People who are in the process of grieving need support from their friends and family. But what is support, really, and what do mourners need? Two kinds of support are useful to mourners: practical support and emotional support.
After a death, for example, arrangements need to be made. Since those closest to the deceased are probably in a state of shock or denial, they may need friends and family to help them with the arrangements. They may also need help with other tasks of daily living. The support may come in the form of doing things for them or with them, or it may come in the form of advice.
Different mourners need different kinds of support and different amounts of support.
- Some people will need support in making decisions, and other people will want to make all of the decisions on their own.
- Some people would be lost without advice, and for other people advice is just a burden.
- Some people need family members to take over the tasks of maintaining the household, such as cooking meals or cleaning up, and for other people being occupied by those activities is a blessing.
It takes an observant person to know what is actually needed. And it takes a kind and considerate person to put his/her own needs or ways of doing things aside and respond to the actual needs of the mourner.
Emotional support comes in only one form: being emotionally “there” for the mourner. It means listening intently and responding empathically.

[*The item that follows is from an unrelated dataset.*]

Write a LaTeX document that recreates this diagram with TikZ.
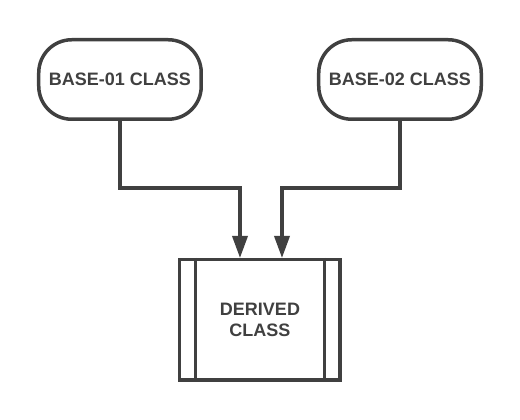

If you tune in and really listen empathically, it will be easier for you to pick a response that will really helpful for the mourner.
Listening and responding empathically requires you to take a step out of your normal ways of thinking and “get into the shoes” of the other person.
You might want to hear “Everything will be alright” or “You poor thing” or “It is better to distract yourself by going back to work as soon as possible” or “I know you are strong enough to get through this” or “I’ve had the same experience as you” or………. But the mourner might not want to hear these things.
Responding empathically is actually not all that hard, and picking an empathic response will become easy the more you practice it.
Empathy is different from sympathy, is different from reassurance, and is different from advice giving. Empathic responses accurately reflect and validate what the person is feeling. Empathic responses can be short, such as “Yeah”, “Wow”, “Gee”, “Oooh”, or “Ugh”. Empathic responses can also be longer, such as “You look like this is very hard for you”, or “It seems that making all of these decisions can be rather overwhelming”, or “You look like that comment bothered you”, or “You seem worried about what to tell the children”, or “Finishing that part of the task seems like it made you feel good”.
Empathy is all about understanding a person’s feelings and is all about reflecting them in a useful way. Empathy helps the mourner feel connected and not so alone. Empathy also helps the mourner feel strong enough to tackle the difficult tasks ahead.